Der deutsche Markt macht heute etwa die Hälfte des Umsatzes bei Bouche aus, stark präsent ist man in den Niederlanden, aber auch Portugal, Österreich oder Tschechien gehören zu den wachsenden Märkten: Europa hat Durst auf den freshen Kombucha aus Marzahn. Deswegen muss man sich auch etwas Neues einfallen lassen. „Viele Konsumenten wollen Kombucha roh und naturbelassen, und wir pasteurisieren unseren Kombucha nicht. Aber dann muss er bei 9 Grad gekühlt sein, ansonsten fermentiert er weiter, was wiederum dazu führen kann, dass der Geschmack sich verändert und die Flaschen beim Öffnen überschäumen”, erklärt Simon Freund, „das war weniger ein Problem, als man noch fünf Leuten am Telefon die Problematik erklären konnte. Wenn man wächst, ist das nicht mehr so einfach.“

Die Lösung soll ein neuer Prozess bringen, bei dem die Hefe mit Hilfe einer Zentrifuge gefiltert wird, um – salopp formuliert – möglichst viele Bestandteile der Hefe zu entfernen, die nicht benötigt werden, ohne die gewünschten Bakterien mit zu entfernen. Denn diese und deren Bekömmlichkeit für die Darmflora sind – wenn auch nicht wissenschaftlich erwiesen – ein Image-Bonuspunkt, der häufig ins Spiel gebracht wird, wenn es um Kombucha geht. Auch eine Erweiterung der Range auf Dosen ist angedacht, um den energieaufwendigeren Versand von Flaschen zu überdenken.
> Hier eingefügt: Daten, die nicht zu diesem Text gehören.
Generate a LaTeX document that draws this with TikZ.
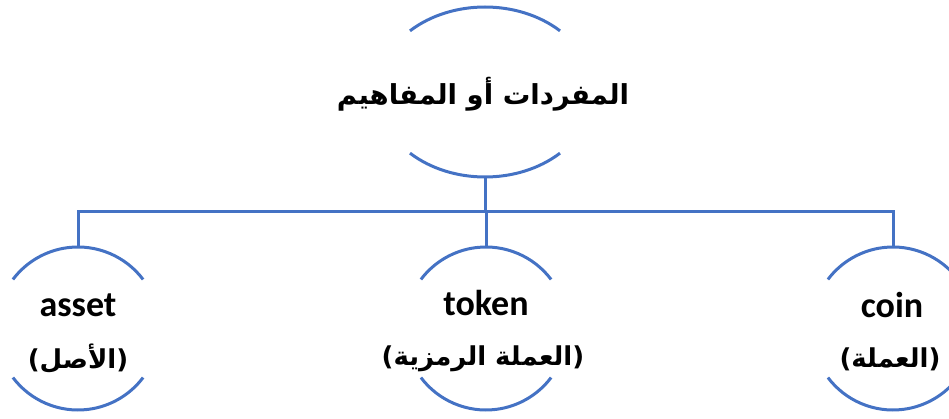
\documentclass[tikz,border=0pt]{standalone}
\usepackage{fontspec}
\setmainfont{Carlito}
\newfontfamily\arabicfont[Script=Arabic]{DejaVu Sans}
\TeXXeTstate=1
\definecolor{linkblue}{RGB}{68,114,196}
\usetikzlibrary{shapes.geometric}
\begin{document}
\begin{tikzpicture}[x=1pt,y=1pt,
  conn/.style={draw=linkblue,line width=3pt},
  arcline/.style={draw=linkblue,line width=3pt},
  rootshape/.style={ellipse,draw=none,minimum width=216pt,minimum height=170pt,inner sep=0pt},
  childshape/.style={circle,draw=none,minimum size=163pt,inner sep=0pt},
  titletext/.style={font=\arabicfont\bfseries\fontsize{27.5}{32}\selectfont,inner sep=0pt},
  entext/.style={font=\bfseries\fontsize{36}{42}\selectfont,inner sep=0pt},
  artext/.style={font=\arabicfont\bfseries\fontsize{26}{32}\selectfont,inner sep=0pt}
]
\useasboundingbox (0,0) rectangle (949,-419);
\clip (0,0) rectangle (949,-419);

% root
\node[rootshape] (root) at (485,-92) {};
\node[titletext] (roottext) at (483,-94) {\beginR المفردات أو المفاهيم\endR};
\draw[arcline] ([shift={(46:108 and 85)}]root.center) arc[start angle=46,end angle=134,x radius=108,y radius=85];
\draw[arcline] ([shift={(226:108 and 85)}]root.center) arc[start angle=226,end angle=314,x radius=108,y radius=85];

% children
\node[childshape] (asset) at (78,-328.5) {};
\node[childshape] (token) at (486,-328.5) {};
\node[childshape] (coin) at (893,-328.5) {};

\foreach \n in {asset,token,coin}{
  \draw[arcline] ([shift={(37:81.5)}]\n.center) arc[start angle=37,end angle=143,radius=81.5];
  \draw[arcline] ([shift={(217:81.5)}]\n.center) arc[start angle=217,end angle=323,radius=81.5];
}

\node[entext] (assetA) at (78,-305) {asset};
\node[artext] (assetB) at (78,-359) {)\beginR الأصل\endR(};
\node[entext] (tokenA) at (486,-303) {token};
\node[artext] (tokenB) at (483,-359) {)\beginR العملة الرمزية\endR(};
\node[entext] (coinA) at (892,-305) {coin};
\node[artext] (coinB) at (890,-359) {)\beginR العملة\endR(};

% connectors
\coordinate (bus) at (485,-212);
\draw[conn] (root.south) -- (bus);
\draw[conn] (asset.north) |- (coin.north |- bus) -- (coin.north);
\draw[conn] (token.north) -- (token.north |- bus);
\end{tikzpicture}
\end{document}
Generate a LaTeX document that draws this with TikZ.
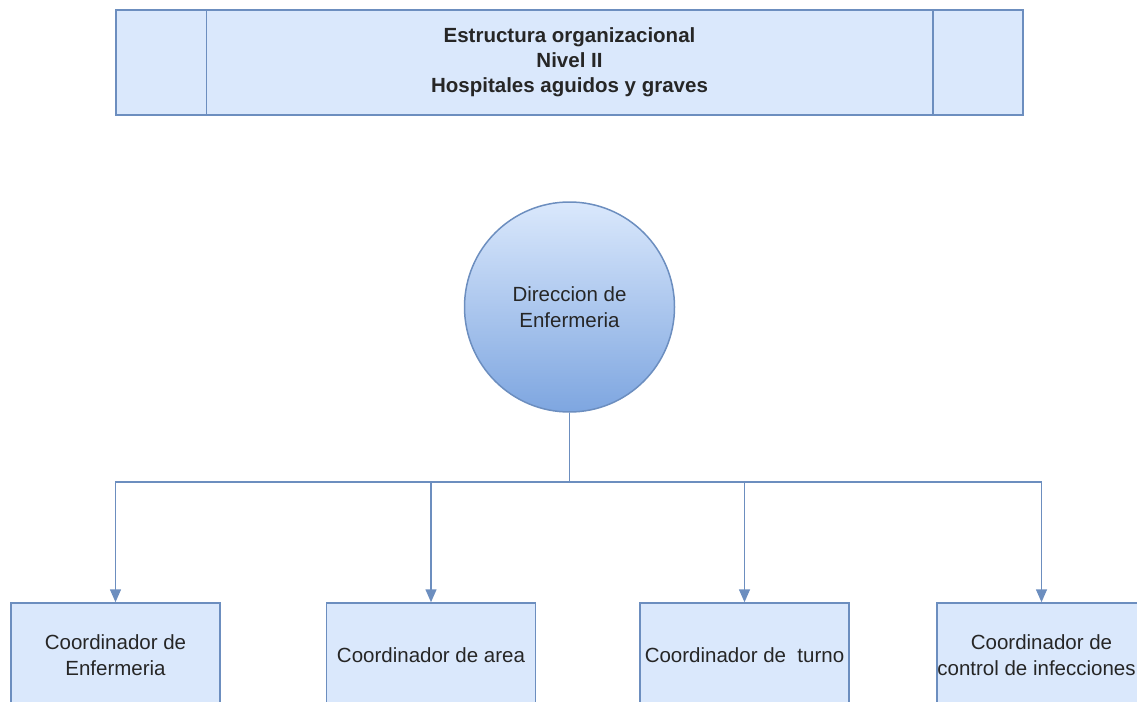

„Es ist wie in der Malerei. Man hat zuerst eine feste Idee eines Bildes im Kopf, aber während des Prozesses schieben sich andere Gedanken in den Weg und man muss flexibel reagieren“, beschreibt Walker Brengel prosaisch.

Wer flexibel reagiert, landet dann auch mal in einem Randbezirk. Und das ist auch gut so.